Naruto crouched carefully and slid one arm under Sasuke's knees, the other behind his back and shoulders, making sure not to shift the needles or pressure the deeper wounds. Sasuke felt lighter than he should have.
That was its own kind of terror.
Naruto stood with him.
The weight settled differently than expected.
Not burdensome.
Not easy either.
Specific.
The kind of weight that changed how you walked because dropping it was not an option your body would entertain.
As they started back toward Tazuna's house, the bridge behind them seemed to recede more slowly than distance should have allowed.
Naruto did not look back often.
He didn't need to.
He would remember it anyway.
The blood.
The mist.
Haku's stillness.
Zabuza's grief arriving after everything useful had already been spent.
The exact line where Sasuke had chosen him without asking permission from pride first.
By the time they reached the house, afternoon had begun draining toward evening.
Tsunami's face went white when she saw them return carrying one unconscious boy, one barely standing jonin, and enough silence to explain everything no words yet had.
Rooms were made ready immediately.
Water heated.
Bandages gathered.
Needles removed one by one under Kakashi's supervision and Sakura's trembling hands.
Naruto stayed until Kakashi physically made him step back.
Not cruelly.
Just with the authority of someone who understood both medicine and obsession and preferred only one in treatment areas.
"Out," Kakashi said.
Naruto looked at Sasuke.
At the blood.
At the removed senbon collected in a bowl like proof no one had asked for but everyone would remember.
"Out," Kakashi repeated.
This time Naruto obeyed.
He ended up in the narrow hallway outside the room with his back against the wall and both hands hanging useless at his sides.
The house moved around him.
Tsunami carrying cloth.
Sakura fetching water.
Inari stopping at the hall entrance, staring once at Naruto's face, then silently backing away because even children recognized some silences as dangerous ground.
Naruto stared at the wooden floorboards.
No fragments came.
For the first time in days, he almost wanted one.
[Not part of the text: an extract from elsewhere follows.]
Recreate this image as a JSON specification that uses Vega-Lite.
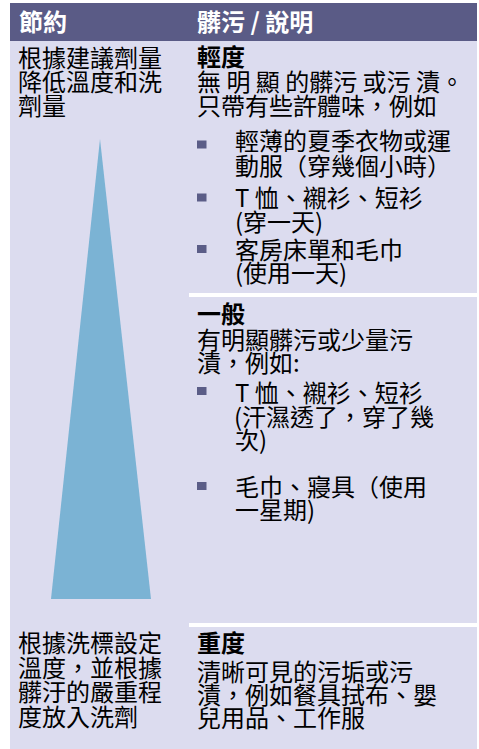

Not because he trusted them.
Because the absence felt like mockery.
They had screamed and clawed and bled all over his mind when the future was still uncertain.
Now that the moment had actually happened—
nothing.
As if the future had gotten what it wanted and no longer needed to shout.
Naruto slid slowly down the wall until he was sitting on the floor.
He rested one forearm on his knee and looked at nothing.
When Sasuke finally woke, what would Naruto even say?
Thanks for not dying?
Sorry you had to be the one to prove I wasn't imagining this?
I'm terrified of how much that moment matters now?
He closed his eyes.
The answer came, inconveniently, as nothing elegant.
Good.
He was too tired for elegance.
The room door opened softly.
Kakashi stepped out.
He looked no less exhausted, but a little less bloody, which in this house counted as progress.
Naruto's head lifted immediately.
Kakashi leaned back against the opposite wall and let the quiet do its work for one beat before speaking.
"He'll live."
There it was again.
Not probable.
Not stable.
Not maybe.
He'll live.
Naruto let his head tip back against the wall and closed his eyes for one second too long.
When he opened them again, Kakashi was still there, watching him in that deeply annoying way of his.
"You can go in," the jonin said.
Naruto stood too fast.
The world tilted.
He ignored it.
Kakashi noticed and ignored his ignoring it.
At the threshold Naruto stopped.
Sasuke lay under clean bandages now, stripped of blood and bridge and immediate danger, which somehow made him look younger instead of older. Paler too. The room smelled of herbs and fresh cloth and water recently boiled.
Alive.
Still.
Breathing.
Naruto stepped inside quietly and sat down near the futon without speaking.
For a long while he only watched the rise and fall of Sasuke's chest.
And slowly, against every instinct that had kept him moving until now, the silence between them changed.
Not because Sasuke had said anything.
Not because Naruto had confessed anything.
Because there was no longer any room left for the old lie.
He was not just another teammate in a dangerous story.
And when Sasuke finally opened his eyes—
the first person he saw was Naruto still sitting there, as if leaving had stopped being a real option hours ago.